“Password” is a Dirty Word
Take a moment to think about the really important passwords you use – maybe for your computer at work, email, financial information, or even the 'sa' account on SQL Server. How many characters long are they? Are they really all that difficult? Are they:
- Dictionary words?
- Words with a few numbers or symbols substituted in place for letters?
- Totally random combinations of letters, numbers, and symbols?
The last option is obviously the most secure choice, but it also happens to be the most difficult to remember. I’ve previously mentioned that I’m a big fan of KeePass, an open source password organizer/generator. It’s a great way to store all your passwords, and for my most sensitive information I have KeePass generate rather long passwords that are completely random. The pros and cons of this are that the passwords are extremely secure, but also nearly impossible to remember. Without an installed copy of KeePass handy, I can’t log in to those accounts from anywhere other than my home computer. I don’t see that as a problem for things like bank websites, as I can’t imagine the need to access them from anywhere other than home anyway. For other accounts, though, it might present more of an issue.

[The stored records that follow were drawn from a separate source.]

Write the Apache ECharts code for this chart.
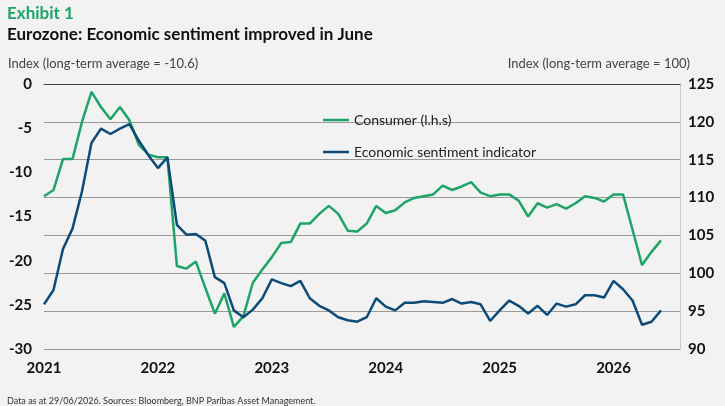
<!DOCTYPE html>
<html>
<head>
<meta charset="utf-8">
<script src="https://cdn.jsdelivr.net/npm/echarts@6/dist/echarts.min.js"></script>
<style>
  html, body { margin: 0; padding: 0; background: #f2f2f2; }
  #chart { width: 725px; height: 406px; }
</style>
</head>
<body>
<div id="chart"></div>
<script>
// months Jan 2021 .. Aug 2026 (last two empty)
var mesi = [];
for (var a = 2021; a <= 2026; a++) {
  for (var m = 1; m <= 12; m++) {
    if (a === 2026 && m > 8) break;
    mesi.push(a + '-' + (m < 10 ? '0' + m : m));
  }
}

// Consumer confidence (l.h.s)
var consumer = [
  -12.7, -12.0, -8.5, -8.5, -4.3, -0.9, -2.6, -4.0, -2.6, -4.1, -6.9, -8.0,
  -8.3, -8.3, -20.6, -20.9, -20.1, -23.1, -26.0, -23.7, -27.5, -26.3, -22.5, -21.0,
  -19.6, -18.0, -17.9, -15.8, -15.8, -14.7, -13.8, -14.7, -16.6, -16.7, -15.8, -13.8,
  -14.6, -14.3, -13.4, -12.9, -12.7, -12.5, -11.5, -12.0, -11.6, -11.1, -12.3, -12.7,
  -12.5, -12.5, -13.2, -15.0, -13.5, -14.0, -13.6, -14.1, -13.5, -12.7, -12.9, -13.3,
  -12.5, -12.5, -16.5, -20.5, -19.0, -17.7
];

// Economic sentiment indicator (r.h.s)
var esi = [
  95.9, 97.8, 103.2, 105.9, 110.8, 117.2, 119.1, 118.4, 119.1, 119.7, 117.5, 115.6,
  113.9, 115.3, 106.4, 105.1, 105.2, 104.3, 99.5, 98.7, 95.1, 94.2, 95.2, 96.7,
  99.2, 98.7, 98.3, 99.0, 96.7, 95.7, 95.1, 94.2, 93.8, 93.6, 94.2, 96.7,
  95.6, 95.1, 96.1, 96.1, 96.3, 96.2, 96.1, 96.6, 96.0, 96.2, 95.9, 93.7,
  95.1, 96.4, 95.7, 94.7, 95.7, 94.5, 96.0, 95.6, 95.9, 97.1, 97.1, 96.8,
  99.0, 97.9, 96.4, 93.2, 93.6, 95.1
];

var verde = '#1fa468';
var blu = '#0c4a78';

var grafico = echarts.init(document.getElementById('chart'));
grafico.setOption({
  backgroundColor: '#f2f2f2',
  animation: false,
  textStyle: { fontFamily: 'Lato' },
  title: [
    { text: 'Exhibit 1', left: 2, top: 0, textStyle: { color: verde, fontSize: 17, fontWeight: 'bold' } },
    { text: 'Eurozone: Economic sentiment improved in June', left: 2, top: 21, textStyle: { color: '#111', fontSize: 17, fontWeight: 'bold' } },
    { text: 'Data as at 29/06/2026. Sources: Bloomberg, BNP Paribas Asset Management.', left: 2, top: 392, textStyle: { color: '#333', fontSize: 9, fontWeight: 'normal' } }
  ],
  legend: {
    orient: 'vertical', left: 318, top: 108, itemGap: 18, itemWidth: 26,
    icon: 'path://M0,0H26V2.5H0Z',
    textStyle: { color: '#222', fontSize: 14 },
    data: ['Consumer (l.h.s)', 'Economic sentiment indicator']
  },
  grid: { left: 44, right: 45, top: 84, bottom: 57 },
  xAxis: {
    type: 'category', data: mesi, boundaryGap: false,
    axisLine: { lineStyle: { color: '#444' } },
    axisTick: { show: false },
    axisLabel: {
      color: '#111', fontSize: 15, fontWeight: 'bold', margin: 12,
      interval: function (i) { return i % 12 === 0; },
      formatter: function (v) { return v.slice(0, 4); }
    },
    splitLine: { show: false }
  },
  yAxis: [
    {
      type: 'value', min: -30, max: 0, interval: 5,
      name: 'Index (long-term average = -10.6)', nameLocation: 'end', nameGap: 14,
      nameTextStyle: { align: 'left', color: '#444', fontSize: 13, padding: [0, 0, 0, -36] },
      axisLine: { show: false }, axisTick: { show: false },
      axisLabel: { color: '#111', fontSize: 15, fontWeight: 'bold', margin: 12 },
      splitLine: { show: false }
    },
    {
      type: 'value', min: 90, max: 125, interval: 5,
      name: 'Index (long-term average = 100)', nameLocation: 'end', nameGap: 14,
      nameTextStyle: { align: 'right', color: '#444', fontSize: 13, padding: [0, -10, 0, 0] },
      axisLine: { show: true, lineStyle: { color: '#ccc' } }, axisTick: { show: false },
      axisLabel: { color: '#111', fontSize: 15, fontWeight: 'bold', margin: 8 },
      splitLine: { show: true, lineStyle: { color: '#999', width: 1 } }
    }
  ],
  series: [
    { name: 'Consumer (l.h.s)', type: 'line', yAxisIndex: 0, data: consumer, showSymbol: false,
      lineStyle: { color: verde, width: 2.5 }, itemStyle: { color: verde } },
    { name: 'Economic sentiment indicator', type: 'line', yAxisIndex: 1, data: esi, showSymbol: false,
      lineStyle: { color: blu, width: 2.5 }, itemStyle: { color: blu } }
  ]
});
</script>
</body>
</html>
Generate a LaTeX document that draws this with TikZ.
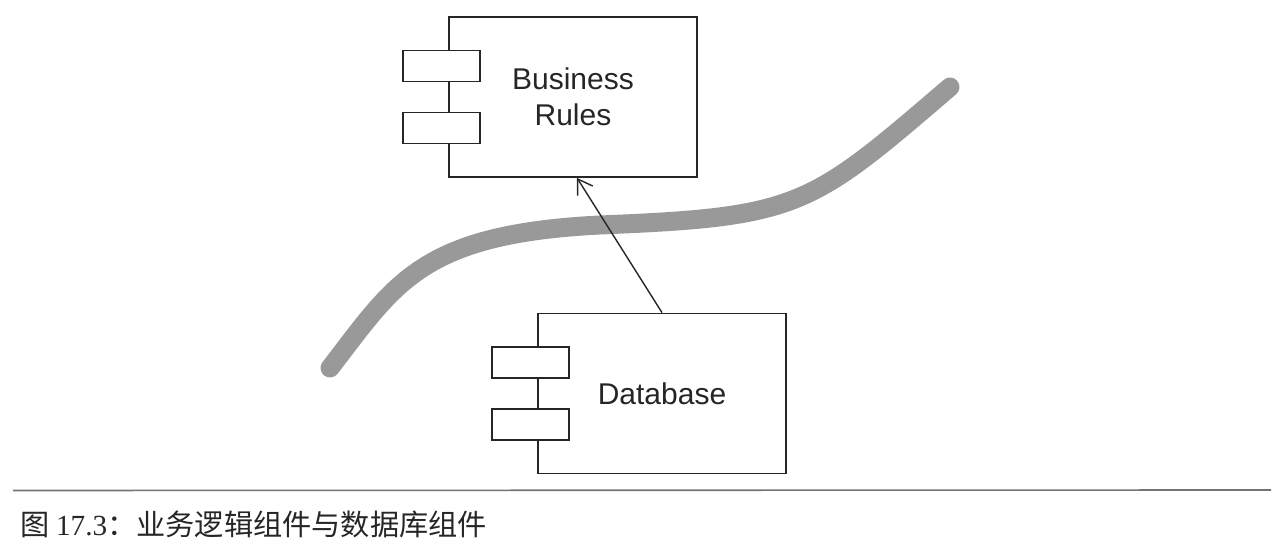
\documentclass[tikz,border=0pt]{standalone}
\usepackage{fontspec}
\setmainfont{Liberation Serif}
\newfontfamily\labelfont{Liberation Sans}
\newfontfamily\cjk{Noto Sans CJK SC}
\usetikzlibrary{arrows.meta,positioning}
\begin{document}
\begin{tikzpicture}[x=0.5pt,y=0.5pt,
	comp/.style={draw=black!85,line width=0.9pt,minimum width=124pt,minimum height=80pt,align=center,text=black!85,font=\labelfont\fontsize{15}{18}\selectfont},
	tab/.style={draw=black!85,fill=white,line width=0.9pt,minimum width=38.5pt,minimum height=15.5pt,inner sep=0pt}]
	\useasboundingbox (0,0) rectangle (1282,552);
	% Grenze
	\draw[line width=9.5pt,line cap=round,black!40] (330,184) .. controls (395,268) and (420,318) .. (600,327) .. controls (800,335) and (810,345) .. (950,465);
	\node[comp] (rules) at (573,455) {Business\\Rules};
	\node[comp] (db) at (662,158.5) {Database};
	\foreach \c in {rules,db}{
		\node[tab] (\c-tabA) at ([xshift=-3.5pt,yshift=15.5pt]\c.west) {};
		\node[tab] (\c-tabB) at ([xshift=-3.5pt,yshift=-15.5pt]\c.west) {};
	}
	\draw[-{Straight Barb[length=7pt,width=9pt]},line width=0.7pt,black!85] (db.north) to ([xshift=2pt]rules.south);
	% Bildunterschrift
	\draw[black!55,line width=0.8pt] (13,61.5) to (1271,62);
	\node[anchor=west,inner sep=0pt,text=black!85,font=\cjk\fontsize{14.6}{16}\selectfont] (caption) at (20,28) {图 {\rmfamily 17.3}：业务逻辑组件与数据库组件};
\end{tikzpicture}
\end{document}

In my opinion, the happy medium between an easy to remember dictionary word and a much more difficult random sequence is a really long non-random sequence, at which point it isn’t as much a password anymore as it is a passphrase, and that term describes exactly how to come up with them. Take a sentence, capitalize each word, remove the spaces (or better yet keep the spaces and other punctuation if allowed), add a few numbers if there aren’t any already and voila, you’ve got yourself a reasonably strong passphrase. They’re easy to remember yet very difficult to crack given their length. I try to shoot for a length of around 30 characters, and I shudder when encountering systems with a maximum password length lower than that.
The term “passphrase” is nothing new and I can assure you I’m not saying anything that hasn’t already been said by someone else. I’m just surprised that it hasn’t become more commonplace in this, the era of choosing strong passwords. To me, “phrase” implies a much longer length than “word” and I think end users would get the hint if an account registration process prompted them to create a passphrase instead of a password. This could easily be enforced by requiring a minimum length of 15 to 20 characters.